Laut Europol sei es in der heutigen Zeit mit den technologischen Möglichkeiten sehr einfach für Betrüger, solche Zertifikate zu fälschen. Und weil zum Beispiel Reisende oder Personen, die am öffentlichen Leben teilnehmen wollen, auf negative Tests angewiesen sind, ist auch ein Markt für solche Betrüger vorhanden.

Ob man nun einen solchen Fake-Test kauft oder ihn selbst am Computer erstellt und dann ausdruckt: Man macht sich nicht nur strafbar, sondern nimmt außerdem in Kauf, die Gesundheit seiner Mitmenschen zu gefährden.

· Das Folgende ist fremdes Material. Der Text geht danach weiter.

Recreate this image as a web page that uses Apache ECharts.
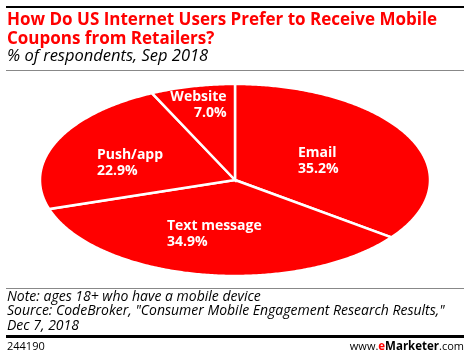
<!DOCTYPE html>
<html><head><meta charset="utf-8">
<script src="https://cdn.jsdelivr.net/npm/echarts@6/dist/echarts.min.js"></script>
<style>html,body{margin:0;padding:0;background:#fff}#c{width:470px;height:358px}</style>
</head><body><div id="c"></div>
<script>
const categories = ['Email', 'Text message', 'Push/app', 'Website'];
const values = [35.2, 34.9, 22.9, 7.0];
const valueLabels = ['35.2%', '34.9%', '22.9%', '7.0%'];

// layout (not data)
const PIE = { cx: 235, cy: 180, rx: 195, ry: 96 };
const LABEL_LAYOUT = [
  { dx: 0.323, dy: -0.20, align: 'left' },
  { dx: -0.349, dy: 0.5625, align: 'left' },
  { dx: -0.708, dy: -0.182, align: 'left' },
  { dx: -0.043, dy: -0.776, align: 'right' }
];
const RED = '#ff0000';
const FONT = '"Open Sans", Lato, sans-serif';

const total = values.reduce((a, b) => a + b, 0);
const starts = [];
let acc = 0;
values.forEach(v => { starts.push(acc); acc += v; });

const chart = echarts.init(document.getElementById('c'), null, { renderer: 'canvas' });

function renderItem(params, api) {
  const i = params.dataIndex;
  const v = api.value(0);
  const a0 = starts[i] / total * Math.PI * 2;
  const a1 = (starts[i] + v) / total * Math.PI * 2;
  const pts = [[PIE.cx, PIE.cy]];
  const n = Math.max(8, Math.ceil((a1 - a0) / 0.01));
  for (let k = 0; k <= n; k++) {
    const t = a0 + (a1 - a0) * k / n;
    pts.push([PIE.cx + PIE.rx * Math.sin(t), PIE.cy - PIE.ry * Math.cos(t)]);
  }
  const L = LABEL_LAYOUT[i];
  return {
    type: 'group',
    children: [
      { type: 'polygon', shape: { points: pts },
        style: { fill: RED, stroke: '#fff', lineWidth: 2.5, lineJoin: 'miter' } },
      { type: 'text', z2: 10,
        x: PIE.cx + L.dx * PIE.rx, y: PIE.cy + L.dy * PIE.ry,
        style: { text: categories[i] + '\n' + valueLabels[i], fill: '#fff',
          font: 'bold 14px ' + FONT, lineHeight: 16,
          align: L.align, verticalAlign: 'middle' } }
    ]
  };
}

chart.setOption({
  animation: false,
  series: [{
    type: 'custom',
    coordinateSystem: 'none',
    renderItem: renderItem,
    data: values.map(v => [v])
  }],
  graphic: [
    { type: 'rect', shape: { x: 6, y: 6, width: 458, height: 2 }, style: { fill: '#000' } },
    { type: 'text', x: 7, y: 11, style: { text: 'How Do US Internet Users Prefer to Receive Mobile\nCoupons from Retailers?',
        font: 'bold 17px ' + FONT, fill: RED, lineHeight: 19 } },
    { type: 'text', x: 7, y: 48, style: { text: '% of respondents, Sep 2018',
        font: 'italic 16.5px ' + FONT, fill: '#000' } },
    { type: 'rect', shape: { x: 6, y: 70, width: 458, height: 1 }, style: { fill: '#888' } },
    { type: 'rect', shape: { x: 6, y: 288, width: 458, height: 1 }, style: { fill: '#888' } },
    { type: 'text', x: 7, y: 290, style: { text: 'Note: ages 18+ who have a mobile device\nSource: CodeBroker, "Consumer Mobile Engagement Research Results,"\nDec 7, 2018',
        font: 'italic 14px ' + FONT, fill: '#000', lineHeight: 14.3 } },
    { type: 'rect', shape: { x: 6, y: 335, width: 458, height: 3 }, style: { fill: '#000' } },
    { type: 'text', x: 7, y: 347, style: { text: '244190', font: '11px ' + FONT, fill: '#000', verticalAlign: 'middle' } },
    { type: 'text', x: 464, y: 347, style: {
        text: '{a|www.}{e|e}{b|Marketer}{a|.com}', align: 'right', verticalAlign: 'middle',
        rich: {
          a: { font: '11px ' + FONT, fill: '#000' },
          e: { font: 'bold 11.5px ' + FONT, fill: RED },
          b: { font: 'bold 11.5px ' + FONT, fill: '#000' }
        } } }
  ]
});
</script></body></html>
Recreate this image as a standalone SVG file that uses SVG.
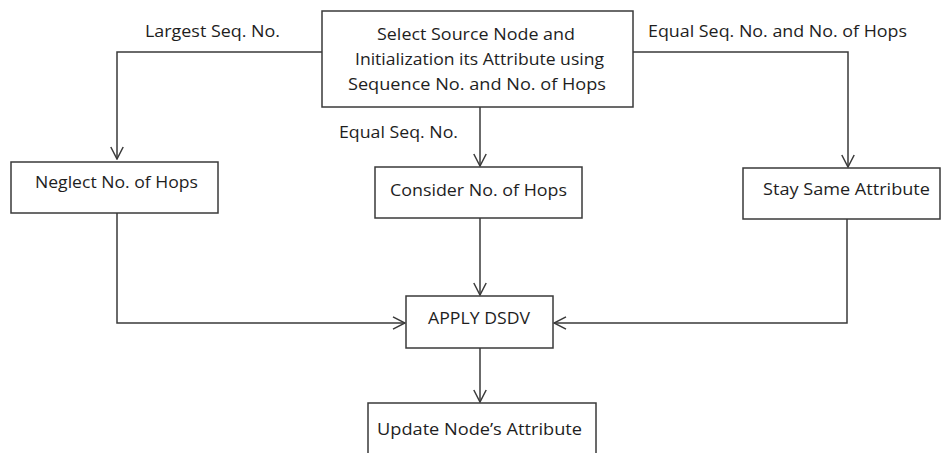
<svg xmlns="http://www.w3.org/2000/svg" width="941" height="453" viewBox="0 0 941 453">
<style>
.box{fill:#ffffff;stroke:#3a3a3a;stroke-width:1.5}
.t{font-family:"Open Sans","Liberation Sans",sans-serif;font-size:17px;fill:#1e1e1e}
.c{fill:none;stroke:#3a3a3a;stroke-width:1.5}
</style>
<defs>
<marker id="arr" viewBox="0 0 14 14" refX="13" refY="7" markerWidth="14" markerHeight="14" markerUnits="userSpaceOnUse" orient="auto">
<path d="M1,0.8 L13,7 L1,13.2" fill="none" stroke="#3a3a3a" stroke-width="1.5"/>
</marker>
</defs>
<rect width="941" height="453" fill="#ffffff"/>
<g id="connectors">
<path class="c" d="M322,52 H117 V159" marker-end="url(#arr)"/>
<path class="c" d="M480,107 V166" marker-end="url(#arr)"/>
<path class="c" d="M633,52 H848 V167" marker-end="url(#arr)"/>
<path class="c" d="M117,213 V323 H405" marker-end="url(#arr)"/>
<path class="c" d="M480,218 V295" marker-end="url(#arr)"/>
<path class="c" d="M847,219 V323 H554" marker-end="url(#arr)"/>
<path class="c" d="M480,348 V402" marker-end="url(#arr)"/>
<text class="t" x="145" y="37" textLength="135" lengthAdjust="spacingAndGlyphs">Largest Seq. No.</text>
<text class="t" x="648" y="37" textLength="259" lengthAdjust="spacingAndGlyphs">Equal Seq. No. and No. of Hops</text>
<text class="t" x="339" y="138" textLength="119" lengthAdjust="spacingAndGlyphs">Equal Seq. No.</text>
</g>
<g id="source">
<rect class="box" x="322" y="11" width="311" height="96"/>
<text class="t" x="377" y="40" textLength="198" lengthAdjust="spacingAndGlyphs">Select Source Node and</text>
<text class="t" x="355" y="65" textLength="249" lengthAdjust="spacingAndGlyphs">Initialization its Attribute using</text>
<text class="t" x="348" y="90" textLength="258" lengthAdjust="spacingAndGlyphs">Sequence No. and No. of Hops</text>
</g>
<g id="neglect">
<rect class="box" x="11" y="162" width="207" height="51"/>
<text class="t" x="35" y="188" textLength="163" lengthAdjust="spacingAndGlyphs">Neglect No. of Hops</text>
</g>
<g id="consider">
<rect class="box" x="375" y="167" width="207" height="51"/>
<text class="t" x="390" y="196" textLength="177" lengthAdjust="spacingAndGlyphs">Consider No. of Hops</text>
</g>
<g id="stay">
<rect class="box" x="743" y="168" width="197" height="51"/>
<text class="t" x="763" y="195" textLength="167" lengthAdjust="spacingAndGlyphs">Stay Same Attribute</text>
</g>
<g id="dsdv">
<rect class="box" x="406" y="296" width="147" height="52"/>
<text class="t" x="428" y="324" textLength="102" lengthAdjust="spacingAndGlyphs">APPLY DSDV</text>
</g>
<g id="update">
<rect class="box" x="368" y="403" width="228" height="60"/>
<text class="t" x="377" y="435" textLength="205" lengthAdjust="spacingAndGlyphs">Update Node’s Attribute</text>
</g>
</svg>
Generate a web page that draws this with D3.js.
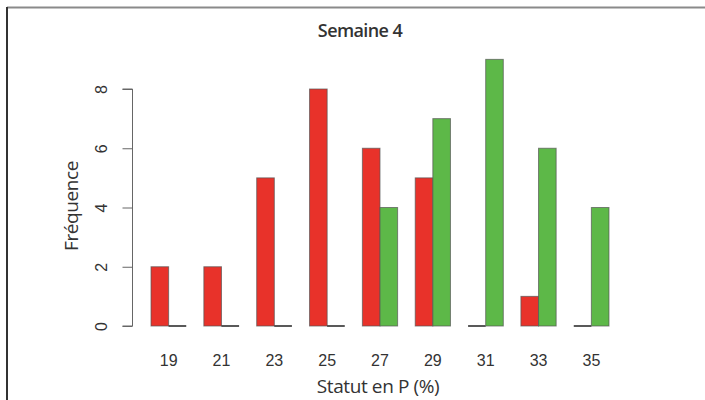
<!DOCTYPE html>
<html>
<head>
<meta charset="utf-8">
<script src="https://cdn.jsdelivr.net/npm/d3@7"></script>
<style>
html,body{margin:0;padding:0;background:#fff;}
svg{display:block;}
</style>
</head>
<body>
<script>
const categories = ["19","21","23","25","27","29","31","33","35"];
const seriesNames = ["rouge","vert"];
const redValues = [2,2,5,8,6,5,0,1,0];
const greenValues = [0,0,0,0,4,7,9,6,4];
const yTicks = [0,2,4,6,8];
const colors = ["#e8322a","#5db848"];

const W = 705, H = 400;
const svg = d3.select("body").append("svg").attr("width", W).attr("height", H);

// frame
svg.append("line").attr("x1", 7).attr("x2", W).attr("y1", 7.5).attr("y2", 7.5)
  .attr("stroke", "#8a8a8a").attr("stroke-width", 2);
svg.append("line").attr("x1", 7).attr("x2", 7).attr("y1", 7).attr("y2", H)
  .attr("stroke", "#333").attr("stroke-width", 2);

const y = d3.scaleLinear().domain([0, 8]).range([326, 89]);
const x = d3.scaleBand().domain(categories).range([133.4, 626.6]).paddingInner(1/3).paddingOuter(1/3);
const xs = d3.scaleBand().domain(seriesNames).range([0, x.bandwidth()]);

const data = categories.map((c, i) => ({cat: c, vals: [redValues[i], greenValues[i]]}));

const g = svg.append("g");
const groups = g.selectAll("g.grp").data(data).enter().append("g")
  .attr("transform", d => `translate(${x(d.cat)},0)`);
const items = groups.selectAll("g.bar").data(d => d.vals.map((v, k) => ({v, k}))).enter().append("g");
items.filter(d => d.v > 0).append("rect")
  .attr("x", d => xs(seriesNames[d.k]))
  .attr("width", xs.bandwidth())
  .attr("y", d => y(d.v))
  .attr("height", d => y(0) - y(d.v))
  .attr("fill", d => colors[d.k])
  .attr("stroke", "#555")
  .attr("stroke-opacity", 0.7)
  .attr("stroke-width", 1);
items.filter(d => d.v === 0).append("line")
  .attr("x1", d => xs(seriesNames[d.k]))
  .attr("x2", d => xs(seriesNames[d.k]) + xs.bandwidth())
  .attr("y1", y(0)).attr("y2", y(0))
  .attr("stroke", "#222").attr("stroke-width", 1.5);

// y axis
const yAxis = d3.axisLeft(y).tickValues(yTicks).tickSize(10).tickPadding(0).tickFormat(d3.format("d"));
const ya = svg.append("g").attr("transform", "translate(132.5,0)").call(yAxis);
ya.select(".domain").attr("stroke", "#666").attr("d", `M-10,${y(8)}H0V${y(0)}H-10`);
ya.selectAll(".tick line").attr("stroke", "#666");
ya.selectAll(".tick text")
  .attr("x", 0).attr("dy", null)
  .attr("transform", "translate(-31,0) rotate(-90)")
  .attr("text-anchor", "middle")
  .attr("dominant-baseline", "central")
  .style("font-family", "Liberation Sans, Arial, sans-serif")
  .style("font-size", "16px")
  .attr("fill", "#333");

// x labels (no axis line, as in R barplot)
const xa = svg.append("g").attr("transform", "translate(0,326)")
  .call(d3.axisBottom(x).tickSize(0).tickPadding(0));
xa.select(".domain").remove();
xa.selectAll(".tick text")
  .attr("y", 34).attr("dy", null)
  .attr("dominant-baseline", "central")
  .style("font-family", "Liberation Sans, Arial, sans-serif")
  .style("font-size", "16px")
  .attr("fill", "#333");

// title
svg.append("text").attr("x", 360).attr("y", 30).attr("text-anchor", "middle")
  .attr("dominant-baseline", "central")
  .style("font-family", "Open Sans, sans-serif").style("font-weight", 600)
  .style("font-size", "18px").style("letter-spacing", "-0.6px")
  .attr("fill", "#333").text("Semaine 4");

// axis titles
svg.append("text").attr("x", 378).attr("y", 386).attr("text-anchor", "middle")
  .attr("dominant-baseline", "central")
  .style("font-family", "Open Sans, sans-serif")
  .style("font-size", "19px").style("letter-spacing", "-0.4px")
  .attr("fill", "#333").text("Statut en P (%)");

svg.append("text").attr("transform", "translate(71,206) rotate(-90)").attr("text-anchor", "middle")
  .attr("dominant-baseline", "central")
  .style("font-family", "Open Sans, sans-serif")
  .style("font-size", "19px").style("letter-spacing", "-0.4px")
  .attr("fill", "#333").text("Fréquence");
</script>
</body>
</html>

Eine schriftliche Lüge spielt strafrechtlich keine Rolle

Welche Strafen erwarten die Betrüger? „Wenn Sie einen PCR-Test oder einen Schnelltest fälschen, dürfte dies als ein ‚Gebrauch eines unrichtigen Gesundheitszeugnisses‘ zu bewerten sein [§279 StGB, Anm. der Red.]“, erklärt der Stuttgarter Anwalt Michael Erath. Darauf stehe eine Geldstrafe oder eine Freiheitsstrafe bis zu einem Jahr. Bei Ersttätern dürfte hier lediglich eine relativ geringe Geldstrafe zu erwarten sein.

Spielt es eine Rolle, wo man den gefälschten Test vorzeigt? „Ja, denn der Gebrauch eines unrichtigen Gesundheitszeugnisses muss gegenüber einer Behörde oder gegenüber einer Versicherungsgesellschaft geschehen. Verschaffen Sie sich mit dem Fake-Test beispielsweise Zugang zu einer Kneipe, erwartet Sie keine Strafe. In diesem Fall spricht mal von einer Strafbarkeitslücke“, so der Anwalt.

Auch wenn man einen Schnelltest selbst durchführt und das Ergebnis verfälscht, komme man straffrei davon. Dann liege laut Erath kein ‚Gebrauch eines unrichtigen Gesundheitszeugnisses‘ vor, da dieses stets von dritter Stelle ausgestellt werden müsse. Somit handele es sich um eine schriftliche Lüge, die strafrechtlich keine Rolle spielt – in moralischer Hinsicht allerdings schon.

Urkunde vs Gesundheitszeugnis

Um potenzielle Betrüger in einem höheren Maße abzuschrecken, gibt es die Möglichkeit einer Gesetzesänderung: Wenn PCR-Tests nicht mehr als Gesundheitszeugnis, sondern als Urkunde eingestuft werden, erhöht sich das Strafmaß deutlich. Auf Urkundenfälschung (§267 StGB) steht eine Geldstrafe oder eine Freiheitsstrafe bis zu fünf Jahren. „Bei Ersttätern ist mit einer geringen Geldstrafe zu rechnen – grob zwischen 40 und 60 Tagessätzen“, sagt Michael Erath.

Einer solchen Gesetzesänderung steht auch die baden-württembergische Justizministerin Marion Gentges offen gegenüber. „Bei der Justizministerkonferenz Mitte Juni in Nordrhein-Westfalen steht das Thema auf der Tagesordnung. Wir könnten uns vorstellen, uns den dort diskutierten Vorschlägen über Strafschärfungen in diesem Bereich anzuschließen“, versichert ein Sprecher des baden-württembergischen Justizministeriums.

In puncto Impfpass-Fälschung wird dieses erhöhte Strafmaß bereits angewendet, denn bei einem Impfausweis handelt es sich um eine Urkunde.

In Stuttgart und der Region sind der Polizei laut Sprecherin Ilona Bonn übrigens bislang keine Betrügereien mit gefälschten Corona-Tests oder gefälschten Impfpässen untergekommen „Während wir immer mal wieder Personen kontrollieren, die ein gefälschtes Attest vorzeigen, um sich der Maskenpflicht zu entziehen, sind Fälle von gefälschten Coronatests oder Impfausweisen in Stuttgart bislang noch nicht aufgetreten“.